▸ Short task
Your copy should hold exactly the lines from the one containing "Recreate this image" to the one containing "y_ticks = [0, 10, 20, 30, 40]", inclusive, with no pictures.

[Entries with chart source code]
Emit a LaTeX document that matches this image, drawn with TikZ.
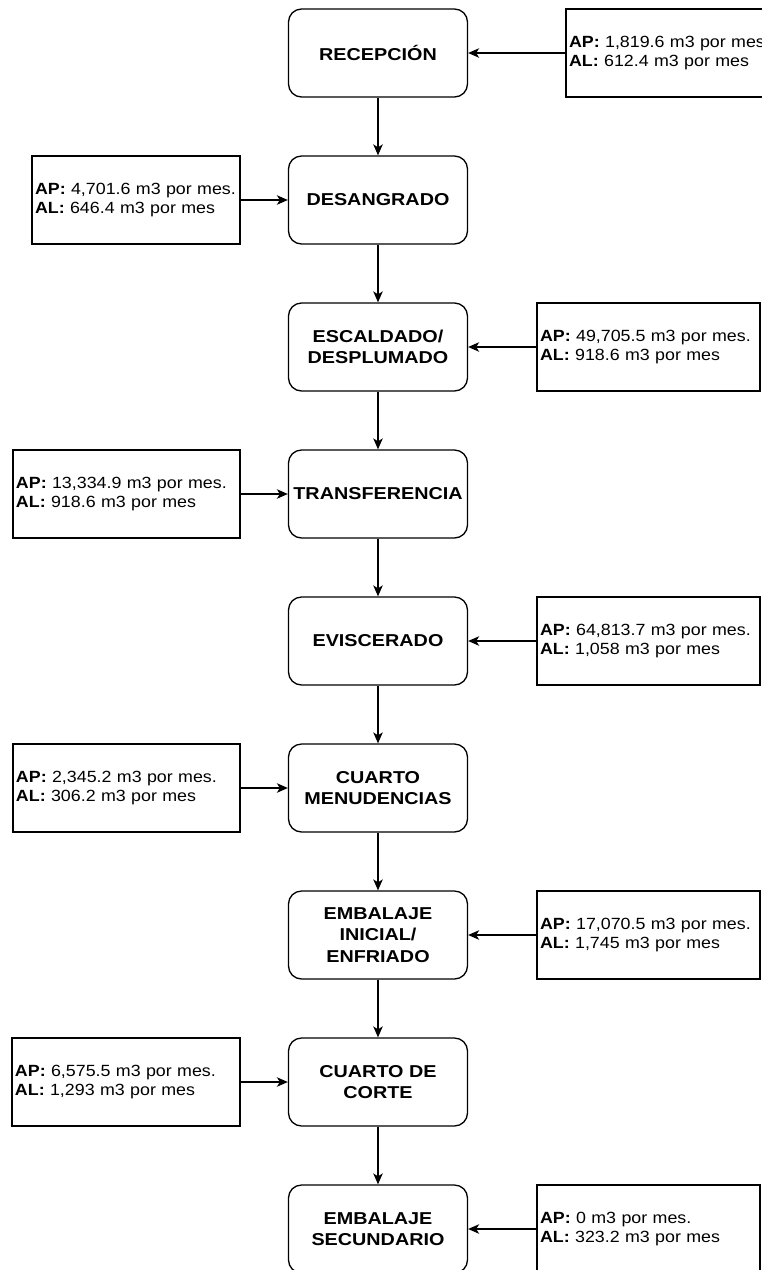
\documentclass[tikz,border=0pt]{standalone}
\usepackage{fontspec}
\setmainfont{Liberation Sans}[FakeStretch=1.1]
\newfontfamily\lblfont{Liberation Sans}[FakeStretch=1.15]
\usetikzlibrary{arrows.meta}
\tikzset{
  proc/.style={draw, rounded corners=13pt, minimum width=179pt, minimum height=88pt,
    align=center, inner sep=1pt, font=\lblfont\bfseries\fontsize{17.2}{21.5}\selectfont},
  info/.style={draw, minimum height=88pt, align=left, inner xsep=3pt, inner ysep=2pt,
    font=\fontsize{16.2}{19.5}\selectfont},
  arr/.style={-{Stealth[length=11pt,width=9.5pt,inset=3pt]}}
}
\begin{document}
\begin{tikzpicture}[x=1pt,y=-1pt,line width=1.3pt]
\clip (0,0) rectangle (762,1270);
\useasboundingbox (0,0) rectangle (762,1270);
% main process boxes
\node[proc] (p1) at (378,53)   {RECEPCIÓN};
\node[proc] (p2) at (378,200)  {DESANGRADO};
\node[proc] (p3) at (378,347)  {ESCALDADO/\\DESPLUMADO};
\node[proc] (p4) at (378,494)  {TRANSFERENCIA};
\node[proc] (p5) at (378,641)  {EVISCERADO};
\node[proc] (p6) at (378,788)  {CUARTO\\MENUDENCIAS};
\node[proc] (p7) at (378,935)  {EMBALAJE\\INICIAL/\\ENFRIADO};
\node[proc] (p8) at (378,1082) {CUARTO DE\\CORTE};
\node[proc] (p9) at (378,1229) {EMBALAJE\\SECUNDARIO};
% info boxes
\node[info, text width=217pt] (i1) at (677.5,53) {\textbf{AP:} 1,819.6 m3 por mes\\\textbf{AL:} 612.4 m3 por mes};
\node[info, text width=202pt] (i2) at (136,200) {\textbf{AP:} 4,701.6 m3 por mes.\\\textbf{AL:} 646.4 m3 por mes};
\node[info, text width=217pt] (i3) at (648.5,347) {\textbf{AP:} 49,705.5 m3 por mes.\\\textbf{AL:} 918.6 m3 por mes};
\node[info, text width=221pt] (i4) at (126.5,494) {\textbf{AP:} 13,334.9 m3 por mes.\\\textbf{AL:} 918.6 m3 por mes};
\node[info, text width=217pt] (i5) at (648.5,641) {\textbf{AP:} 64,813.7 m3 por mes.\\\textbf{AL:} 1,058 m3 por mes};
\node[info, text width=221pt] (i6) at (126.5,788) {\textbf{AP:} 2,345.2 m3 por mes.\\\textbf{AL:} 306.2 m3 por mes};
\node[info, text width=217pt] (i7) at (648.5,935) {\textbf{AP:} 17,070.5 m3 por mes.\\\textbf{AL:} 1,745 m3 por mes};
\node[info, text width=222pt] (i8) at (126,1082) {\textbf{AP:} 6,575.5 m3 por mes.\\\textbf{AL:} 1,293 m3 por mes};
\node[info, text width=217pt] (i9) at (648.5,1229) {\textbf{AP:} 0 m3 por mes.\\\textbf{AL:} 323.2 m3 por mes};
% vertical flow
\foreach \a/\b in {p1/p2,p2/p3,p3/p4,p4/p5,p5/p6,p6/p7,p7/p8,p8/p9}
  \draw[arr] (\a.south) -- (\b.north);
% horizontal inputs
\foreach \i/\p in {i1/p1,i2/p2,i3/p3,i4/p4,i5/p5,i6/p6,i7/p7,i8/p8,i9/p9}
  \draw[arr] (\i) -- (\p);
\end{tikzpicture}
\end{document}
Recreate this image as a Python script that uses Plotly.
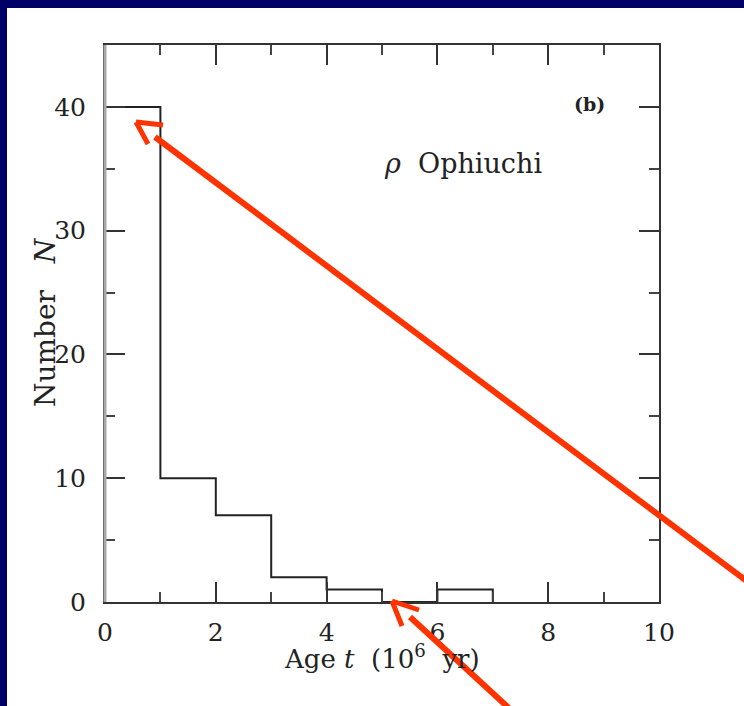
import plotly.graph_objects as go

# Age histogram for rho Ophiuchi (bins of 1 Myr)
bin_edges = [0, 1, 2, 3, 4, 5, 6, 7]
counts = [40, 10, 7, 2, 1, 0, 1]
x_ticks = [0, 2, 4, 6, 8, 10]
y_ticks = [0, 10, 20, 30, 40]

W, H = 744, 706
L, R, T, B = 105, 659, 45, 602  # plot-area pixel box

def px(p):
    return (p - L) / (R - L)

def py(p):
    return (B - p) / (B - T)

FONT = "DejaVu Serif"
INK = "#222222"
RED = "#ff3300"
NAVY = "#010066"

fig = go.Figure()
fig.add_trace(go.Scatter(
    x=bin_edges,
    y=counts + [0],
    mode="lines",
    line=dict(shape="hv", color=INK, width=2),
    hoverinfo="skip",
    showlegend=False,
))

axis_common = dict(
    showgrid=False,
    zeroline=False,
    showline=True,
    mirror="ticks",
    linecolor="#333333",
    linewidth=2,
    ticks="inside",
    ticklen=20,
    tickwidth=2,
    tickcolor="#333333",
    tickfont=dict(family=FONT, size=25, color="#222222"),
)

fig.update_xaxes(
    range=[0, 10],
    tickvals=x_ticks,
    ticklabelstandoff=7,
    minor=dict(dtick=1, ticks="inside", ticklen=10, tickwidth=2, tickcolor="#444444"),
    **axis_common,
)
fig.update_yaxes(
    range=[0, 45],
    tickvals=y_ticks,
    ticklabelstandoff=12,
    minor=dict(dtick=5, ticks="inside", ticklen=10, tickwidth=2, tickcolor="#444444"),
    **axis_common,
)

shapes = []
# slide frame
shapes.append(dict(type="rect", xref="paper", yref="paper", layer="above",
                   x0=px(0), x1=px(W), y0=py(0), y1=py(8),
                   fillcolor=NAVY, line=dict(width=0)))
shapes.append(dict(type="rect", xref="paper", yref="paper", layer="above",
                   x0=px(0), x1=px(7), y0=py(0), y1=py(H),
                   fillcolor=NAVY, line=dict(width=0)))
# softer left spine
shapes.append(dict(type="line", xref="paper", yref="paper", layer="above",
                   x0=px(L), x1=px(L), y0=py(T), y1=py(B),
                   line=dict(color="#a8a8a8", width=3)))

# red pointer arrows (shaft + open head)
def arrow(tip, wing_a, wing_b, tail0, tail1):
    out = []
    for (a, b, w) in [(tip, wing_a, 5), (tip, wing_b, 5), (tail0, tail1, 6)]:
        out.append(dict(type="line", xref="paper", yref="paper", layer="above",
                        x0=px(a[0]), y0=py(a[1]), x1=px(b[0]), y1=py(b[1]),
                        line=dict(color=RED, width=w)))
    return out

shapes += arrow((136, 122), (163, 125), (148, 144), (155, 137), (748, 582))
shapes += arrow((392, 601), (419, 610), (402, 626), (410, 617), (512, 711))

def label(text, x, y, size, angle=0):
    return dict(text=text, x=px(x), y=py(y), xref="paper", yref="paper",
                xanchor="center", yanchor="middle", textangle=angle,
                showarrow=False, font=dict(family=FONT, size=size, color="#222222"))

annotations = [
    label("Age <i>t</i>  (10<sup>6</sup>  yr)", 382, 657, 26),
    label("Number   <i>N</i>", 45, 322, 28, angle=-90),
    label("<i>ρ</i>  Ophiuchi", 463, 163, 27),
    label("<b>(b)</b>", 589, 104, 19),
]

fig.update_layout(
    width=W, height=H,
    margin=dict(l=L, r=W - R, t=T, b=H - B, pad=0),
    paper_bgcolor="white",
    plot_bgcolor="white",
    shapes=shapes,
    annotations=annotations,
    showlegend=False,
)

fig.write_html("out.html")
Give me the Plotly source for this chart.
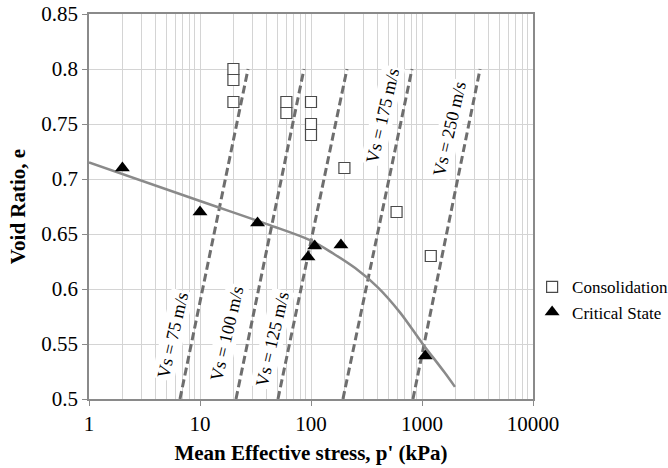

▸ Expected output
Recreate this image as a Python script that uses Plotly.
import plotly.graph_objects as go

# Age histogram for rho Ophiuchi (bins of 1 Myr)
bin_edges = [0, 1, 2, 3, 4, 5, 6, 7]
counts = [40, 10, 7, 2, 1, 0, 1]
x_ticks = [0, 2, 4, 6, 8, 10]
y_ticks = [0, 10, 20, 30, 40]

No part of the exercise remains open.